Guest Op-Ed: A New Year’s Resolution for the MA Legislature

By Jonathan Cohnv

All eyes will be focused on the national level in 2020. We have a hotly contested presidential primary around the corner and then a hotly contested presidential election in the fall. If we are willing to do the work, we can—and will—make sure that Donald Trump does not get a second term in office.

When the next president takes office, there will be a lot of necessary work to undo all of the damage the administration has caused over the past few years. But we shouldn’t let an important fact slip by: there are steps Massachusetts can take right now.

So here’s a New Year’s resolution for the Massachusetts Legislature: With its strong Democratic supermajorities, it can and should be pushing back more assertively against the Trump administration and charting a progressive path forward. This is especially salient on the issues of climate change and immigration.

According to international climate experts, this new decade may be our last chance to meaningfully mitigate climate change. The Trump administration, by taking the U.S. out of the Paris climate deal and rolling back and repealing to the Obama administration’s climate regulations, has set us down the path of spiraling climate chaos.

But Massachusetts shares some of the blame. Although we tout our green credentials relative to other states (especially around energy efficiency), the Legislature hasn’t passed comprehensive climate legislation since the Global Warming Solutions Act in 2008. We lag behind other states in our commitment to renewable energy and still heavily rely on unsustainable natural gas.

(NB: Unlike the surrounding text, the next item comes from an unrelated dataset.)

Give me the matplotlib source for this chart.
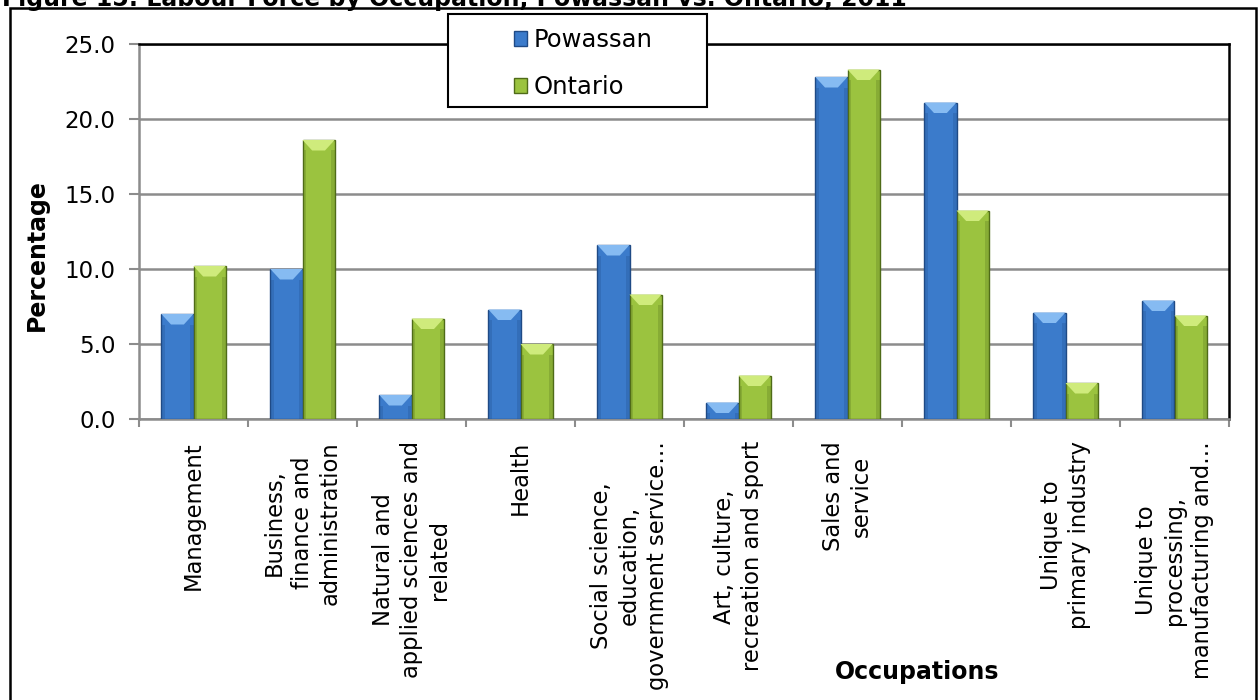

Last session, the MA Senate passed a gold standard climate bill that touched all sectors of the economy, yet the House insisted on doing only a series of half-measures. Such timidity doesn’t cut it when the clock is ticking. There are bills in the legislature to require a detailed plan for reaching net-zero emissions by 2050, to set the goal of 100 percent renewable energy, and to put a tax on carbon emissions and fund green investment across the state, and the Legislature should take swift action on these—and others.

On the immigration front, we constantly hear stories about families being ripped apart at the border. But that’s happening in Massachusetts, too.

The Safe Communities Act is the best way to address that. The SCA would make sure that we aren’t deputizing state and local law enforcement to act as ICE agents — work they are not being paid to do anyway. We may not be able to stop every deportation, but we don’t need to be complicit.

By preventing state and local law enforcement from asking about immigration status, and by guaranteeing basic due process protections, it would make sure that our immigrant community feels safe to report crimes—and simply to exist in public life.

We also put our immigrant communities at risk by preventing undocumented immigrants from obtaining driver’s licenses. For many, driving is essential to get to work, to school, to the doctor’s office, etc.—and people need to be able to drive safely and without fear. Another bill before the Legislature—the Work and Family Mobility Act—would help make that happen.

Here in Massachusetts, we like to think of ourselves as a beacon to other states (sometimes, even to other countries). But it would be a moral stain on our commonwealth if we spent the four years of the Trump administration without taking any meaningful action to prevent climate chaos or protect our immigrant friends and neighbors.